_REQUIREMENT:_
The lines from the top of the material below through the line containing "(0,0) rectangle (799,560);" are to be printed exactly, with pictures omitted.
◆ ◆ ◆ ◆
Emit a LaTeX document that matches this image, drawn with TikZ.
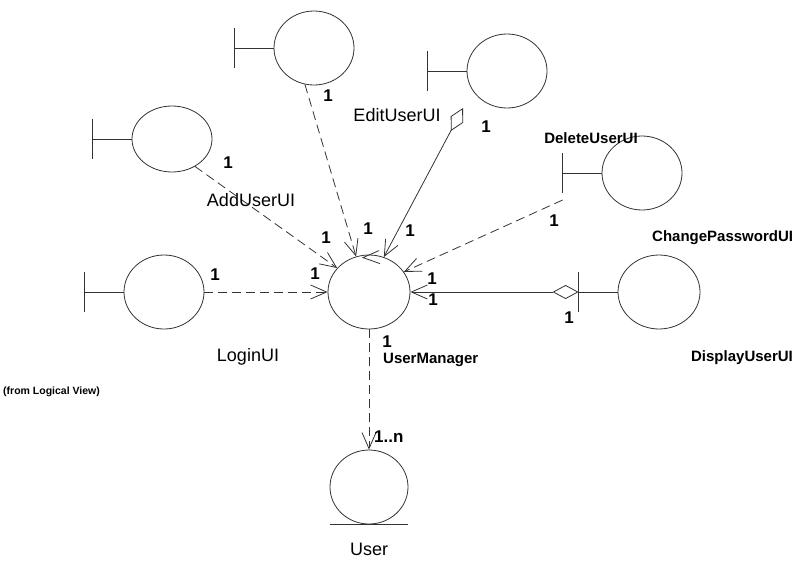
\documentclass[tikz,border=0pt]{standalone}
\usepackage{fontspec}
\setmainfont{Liberation Sans}
\usetikzlibrary{
    shapes.geometric,
    arrows.meta,
    positioning,
    calc
}

\begin{document}
\begin{tikzpicture}[
    x=1pt, y=-1pt,
    obj/.style={
        ellipse,
        draw=black!80,
        line width=0.8pt,
        minimum width=80pt,
        minimum height=74pt,
        inner sep=0pt
    },
    bar/.style={draw=black!80, line width=0.8pt},
    dep/.style={-{Straight Barb[length=16pt,width=14pt]}, draw=black!80, line width=0.8pt, dash pattern=on 9pt off 5pt},
    assoc/.style={{Diamond[open,length=26pt,width=14pt]}-{Straight Barb[length=16pt,width=14pt]}, draw=black!80, line width=0.8pt},
    mult/.style={font=\fontsize{17}{17}\selectfont\bfseries, inner sep=0pt},
    lbl/.style={font=\fontsize{18}{18}\selectfont, inner sep=1pt},
    tag/.style={font=\fontsize{15}{15}\selectfont\bfseries, inner sep=0pt}
]

\useasboundingbox (0,0) rectangle (799,560);

% ===== Objects =====
\node[obj] (topui) at (314,48) {};
\node[obj] (edit) at (507,71) {};
\node[obj, minimum height=66pt] (add) at (172,139) {};
\node[obj] (login) at (164,292) {};
\node[obj] (delete) at (642,173) {};
\node[obj, minimum width=82pt] (display) at (659,292) {};
\node[obj, minimum width=82pt] (um) at (369,292) {};
\node[obj, minimum width=78pt] (user) at (369,487) {};

% Boundary bars
\foreach \n in {topui, edit, add, login, delete, display} {
    \draw[bar] (\n.west) -- ++(-39,0) coordinate (\n bar);
    \draw[bar] ([yshift=20pt]\n bar) -- ([yshift=-20pt]\n bar);
}

% Entity underline
\draw[bar] ([xshift=-39pt]user.south) -- ([xshift=39pt]user.south);

% ===== Connectors =====
\draw[dep] (topui.256) -- (um.110);
\draw[assoc] ([shift={(-44,37)}]edit.center) -- (um.67);
\draw[dep] (add.310) -- (um.143);
\draw[dep] (login) -- (um);
\draw[dep] ([yshift=-27pt]deletebar) -- (um.30);
\draw[assoc] (displaybar) -- (um);
\draw[dep] (um) -- (user);

% stray arrow head on UserManager
\draw[bar] ([shift={(10,-4)}]um.north) -- ([shift={(-6,3)}]um.north) -- ([shift={(11,9)}]um.north);

% ===== Labels =====
\node[lbl] (editlbl) at (397,115) {EditUserUI};
\node[lbl] (addlbl) at (251,200) {AddUserUI};
\node[lbl] (loginlbl) at (248,357) {LoginUI};
\node[lbl] (userlbl) at (369,549) {User};
\node[tag] (deletelbl) at (591,138) {DeleteUserUI};
\node[tag, anchor=west] (changelbl) at (652,238) {ChangePasswordUI};
\node[tag] (displaylbl) at (742,358) {DisplayUserUI};
\node[tag, anchor=west] (umlbl) at (383,360) {UserManager};
\node[font=\fontsize{10.5}{10.5}\selectfont\bfseries, anchor=west, inner sep=0pt] (fromlbl) at (3,392) {(from Logical View)};

% Multiplicities
\foreach \x/\y [count=\i] in {328/96, 368/229, 486/127, 410/231, 228/163, 326/238,
        215/275, 315/274, 554/221, 432/279, 569/318, 433/300, 387/342} {
    \node[mult] (m\i) at (\x,\y) {1};
}
\node[mult, anchor=west] (many) at (374,437) {1..n};

\end{tikzpicture}
\end{document}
◆ ◆ ◆ ◆
_TASK ANSWER:_
Emit a LaTeX document that matches this image, drawn with TikZ.
\documentclass[tikz,border=0pt]{standalone}
\usepackage{fontspec}
\setmainfont{Liberation Sans}
\usetikzlibrary{
    shapes.geometric,
    arrows.meta,
    positioning,
    calc
}

\begin{document}
\begin{tikzpicture}[
    x=1pt, y=-1pt,
    obj/.style={
        ellipse,
        draw=black!80,
        line width=0.8pt,
        minimum width=80pt,
        minimum height=74pt,
        inner sep=0pt
    },
    bar/.style={draw=black!80, line width=0.8pt},
    dep/.style={-{Straight Barb[length=16pt,width=14pt]}, draw=black!80, line width=0.8pt, dash pattern=on 9pt off 5pt},
    assoc/.style={{Diamond[open,length=26pt,width=14pt]}-{Straight Barb[length=16pt,width=14pt]}, draw=black!80, line width=0.8pt},
    mult/.style={font=\fontsize{17}{17}\selectfont\bfseries, inner sep=0pt},
    lbl/.style={font=\fontsize{18}{18}\selectfont, inner sep=1pt},
    tag/.style={font=\fontsize{15}{15}\selectfont\bfseries, inner sep=0pt}
]

\useasboundingbox (0,0) rectangle (799,560);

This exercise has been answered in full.